According to the PVARA statement, Saqib said that in countries where millions of people are already using digital assets, the issue is no longer whether such assets should be permitted, but whether states will retain sovereignty over them or leave that space to others.

"Pakistan is adopting a Pakistan-first strategy on digital assets. Our position is that developing economies must help define the principles of tokenised finance rather than passively inheriting frameworks created elsewhere. The countries that succeed will be those that can openly acknowledge reality: this has already happened, our people are already here," He said.

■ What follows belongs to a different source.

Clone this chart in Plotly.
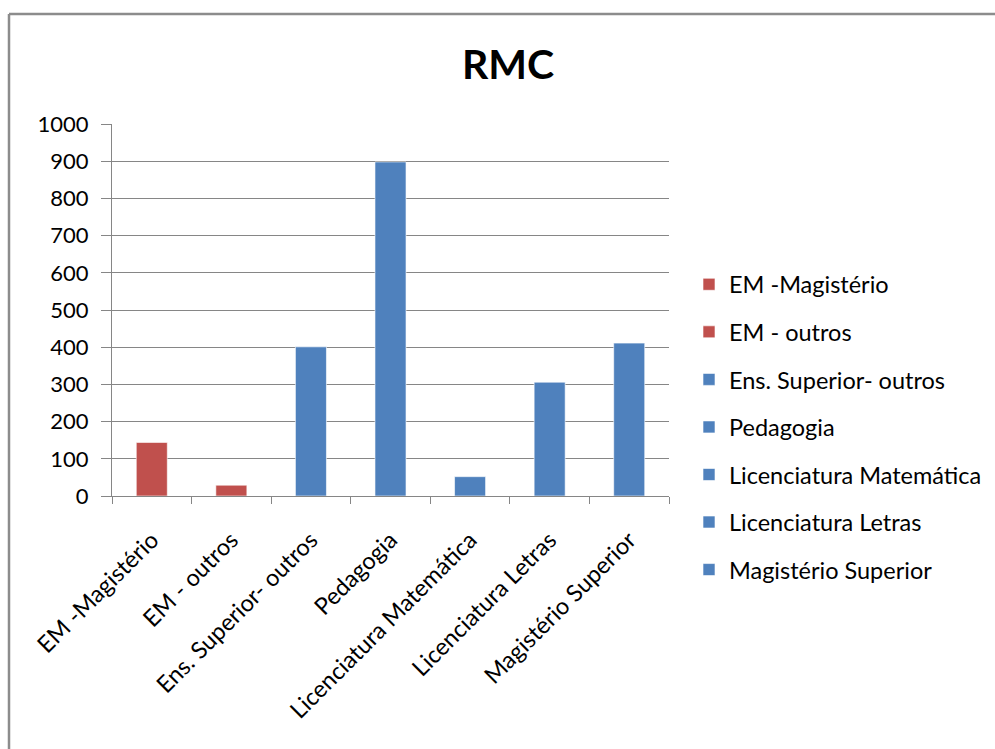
import plotly.graph_objects as go

categories = ["EM -Magistério", "EM - outros", "Ens. Superior- outros", "Pedagogia",
              "Licenciatura Matemática", "Licenciatura Letras", "Magistério Superior"]
values = [144, 29, 401, 898, 52, 306, 411]
series_colors = ["#C0504D", "#C0504D", "#4F81BD", "#4F81BD", "#4F81BD", "#4F81BD", "#4F81BD"]
y_ticks = [0, 100, 200, 300, 400, 500, 600, 700, 800, 900, 1000]

W, H = 995, 749
ML, MR, MT, MB = 112, 326, 124, 253
FONT = "Lato"
FS = 22
FS_TEXT = 23.5
GRAY = "#868686"

fig = go.Figure()
for i, (cat, val, col) in enumerate(zip(categories, values, series_colors)):
    fig.add_trace(go.Bar(
        x=[cat], y=[val], name=cat, width=0.39,
        marker=dict(color=col, line=dict(color="rgba(255,255,255,0.6)", width=1)),
        legendgroup=f"g{i}",
    ))

pw = W - ML - MR
ph = H - MT - MB
def px_to_paper_x(px):
    return (px - ML) / pw
def px_to_paper_y(py):
    return (H - MB - py) / ph

frame_color = "#8C8C8C"
fig.add_shape(type="line", xref="paper", yref="paper",
              x0=px_to_paper_x(9), x1=px_to_paper_x(W + 10),
              y0=px_to_paper_y(14), y1=px_to_paper_y(14),
              line=dict(color=frame_color, width=2.5))
fig.add_shape(type="line", xref="paper", yref="paper",
              x0=px_to_paper_x(9), x1=px_to_paper_x(9),
              y0=px_to_paper_y(14), y1=px_to_paper_y(H + 10),
              line=dict(color=frame_color, width=2.5))

fig.update_layout(
    width=W, height=H,
    margin=dict(l=ML, r=MR, t=MT, b=MB, autoexpand=False),
    paper_bgcolor="white", plot_bgcolor="white",
    barmode="overlay",
    font=dict(family=FONT, size=FS, color="#000000"),
    title=dict(text="<b>RMC</b>", x=508 / W, xanchor="center", y=1 - 65 / H, yanchor="middle",
               font=dict(family=FONT, size=41, color="#000000")),
    showlegend=True,
    legend=dict(x=px_to_paper_x(689), xanchor="left", y=px_to_paper_y(427), yanchor="middle",
                tracegroupgap=14, font=dict(family=FONT, size=FS_TEXT, color="#000000"),
                bgcolor="rgba(0,0,0,0)", itemclick=False, itemdoubleclick=False),
    xaxis=dict(type="category", categoryorder="array", categoryarray=categories,
               tickangle=-45, ticks="outside", ticklen=7, tickcolor=GRAY, tickwidth=1,
               tickson="boundaries", showline=True, linecolor=GRAY, linewidth=1,
               ticklabelstandoff=20,
               showgrid=False, tickfont=dict(family=FONT, size=FS_TEXT, color="#000000")),
    yaxis=dict(range=[0, 1000], tickvals=y_ticks, ticks="outside", ticklen=10,
               tickcolor=GRAY, tickwidth=1, showline=True, linecolor=GRAY, linewidth=1,
               showgrid=True, gridcolor=GRAY, gridwidth=1, zeroline=False,
               ticklabelstandoff=8,
               tickfont=dict(family=FONT, size=FS, color="#000000")),
)

fig.write_html("out.html", config={"displayModeBar": False},
               post_script="document.body.style.margin='0px';")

"Our responsibility is not to stop economic innovation, but to manage it better," her added.

Beyond the public sessions, Saqib also joined invitation-only meetings involving central bankers and financial leaders from Singapore, Japan, the Philippines, the Gulf and Europe, as well as major international banks and digital asset institutions. PVARA said those discussions centred on how developing economies could make use of dollar-denominated tokenised money without giving up monetary sovereignty, payment system control or visibility over financial flows.

Pakistan’s digital asset profile

The statement said Pakistan is among the world’s largest digital asset markets. Citing Chainalysis’ 2025 Global Crypto Adoption Index, it said Pakistan ranked third worldwide in grassroots crypto adoption after India and the United States.

PVARA attributed that position to a young and mobile-first population, one of the world’s largest freelance economies, annual remittances exceeding $38 billion, and increasing use of stablecoins as a hedge against inflation. It said digital asset use in Pakistan grew before regulation was put in place and that the country is now framing regulations in response to an already active market.

About the forum and regulator

Now in its fifth year, the Point Zero Forum is an annual policy and technology event organised by the Global Finance and Technology Network and Switzerland’s State Secretariat for International Finance, in collaboration with the BIS Innovation Hub, the Monetary Authority of Singapore and the Swiss National Bank. The 2026 edition was held at Kongresshaus Zurich and, according to the statement, drew more than 2,000 central bankers, regulators, policymakers and industry leaders.

PVARA is the federal body responsible for licensing and supervising virtual asset service providers in Pakistan.